Sulaiman Stom Koroma: 17 March 2018:
We must never allow what happened in 1991 in Sierra Leone to ever happen again. Some of us suffered, lost loved ones and property. During the 11-year civil war, it was believed that thousands of civilians were killed, maimed, raped or forced to become child soldiers; and half a million displaced. Mineral resources and properties were looted. The civil war was one of the bloodiest in Africa.
To date, we can still feel and see the scars the 11-year civil war has left. By now we should have learnt our lessons; and pray that we do not take part in or allow anything that will divide our country ever again.
Just after the first round election results were announced by the National Returning Officer, declaring a runoff this week, I started seeing messages of hate and tribalism all over social media.
If you don’t know that this can cause a conflict – worse than the civil war we had, then see the Rwanda scenario:
“The genocide was sparked by the death of the Rwandan president Juvenal Habyariman, a Hutu, when his plane was shot down above Kigali airport on 6 April 1994.
“In Kigali, the presidential guard immediately initiated a campaign of retribution. Leaders of the political opposition were murdered, and almost immediately, the slaughter of Tutsis and moderate Hutus began.
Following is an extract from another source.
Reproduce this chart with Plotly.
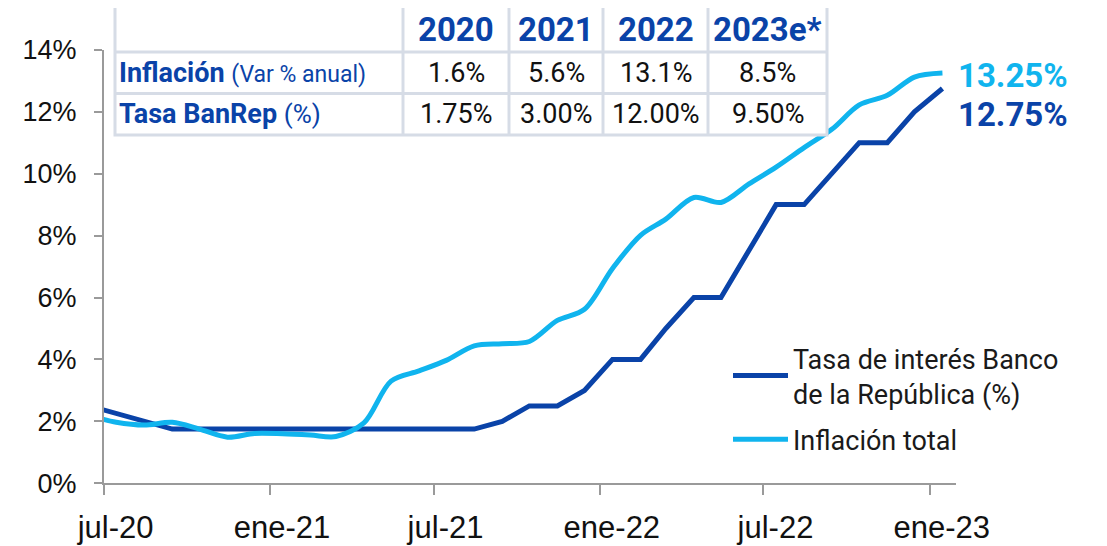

“Organized gangs of government soldiers and militants hacked their way through the Tutsi population with machetes or blew them up in churches where they had taken refuge.
“From April to July 1994, members of the Hutu ethnic majority murdered over 800,000 people, mostly of the Tutsi minority; The genocide spread throughout the country with staggering spread and brutality, as ordinary citizens were incited by local officials and the Hutu power government to take up arms against their neighbors.”
In just one day, there were over 8,000 people killed, and for the period of 100 days which the genocide lasted for, about one million people were killed (a number which two of the leading political parties did not get in the first rounds of the 2018 presidential elections). An estimated 2,000,000 Rwandans, mostly Hutus were displaced and became refugees.
The media played a significant part in the Rwandan genocide. Prior to the genocide, radio stations and newspapers were carefully used by the conspirators to dehumanize their potential victims.
During the genocide, radio was used by the Hutus extremist conspirators to mobilize the Hutu majority, to coordinate the killings and to ensure that the plans for exterminations were faithfully executed.
I hope we will learn from this, and immediately stop the hate speech and tribalism in Sierra Leone. We want a peaceful democracy.
My perspective on the situation in Sierra Leone at this moment is quite different from Rwanda, because the major problem is within the North since the APC is now insisting that all northerners are prohibited from voting for the SLPP, because the south easterners voted overwhelming for the SLPP.
The reality is that the South Easterners have always tried to go the extra mile since independence, to prove that they are not tribalistic or violent. Kai-Samba and Brewa gave their support to the late president Siaka Stevens without receiving any reprisals from the South-Easterners.
After the economic civil war the SLPP elected a northerner, the late president Tejan Kabba as their flag bearer, without any reprisal. In 2007 South-Easterns Charles Margai and Sam Sumana, gave power to the APC and in the 2012 elections, Brigadier Maada Bio a Mende choose Dr Kadi Sesay who is a Temne as his running mate.
But I believe that the people are wiser than in 1967 when tribalism was used as propaganda, and now the voters are focused on issues that are affecting their lives and they are not interested in going back to war.
My only appeal to the APC is to allow freedom and peace to reign around the country by allowing people to vote their conscience.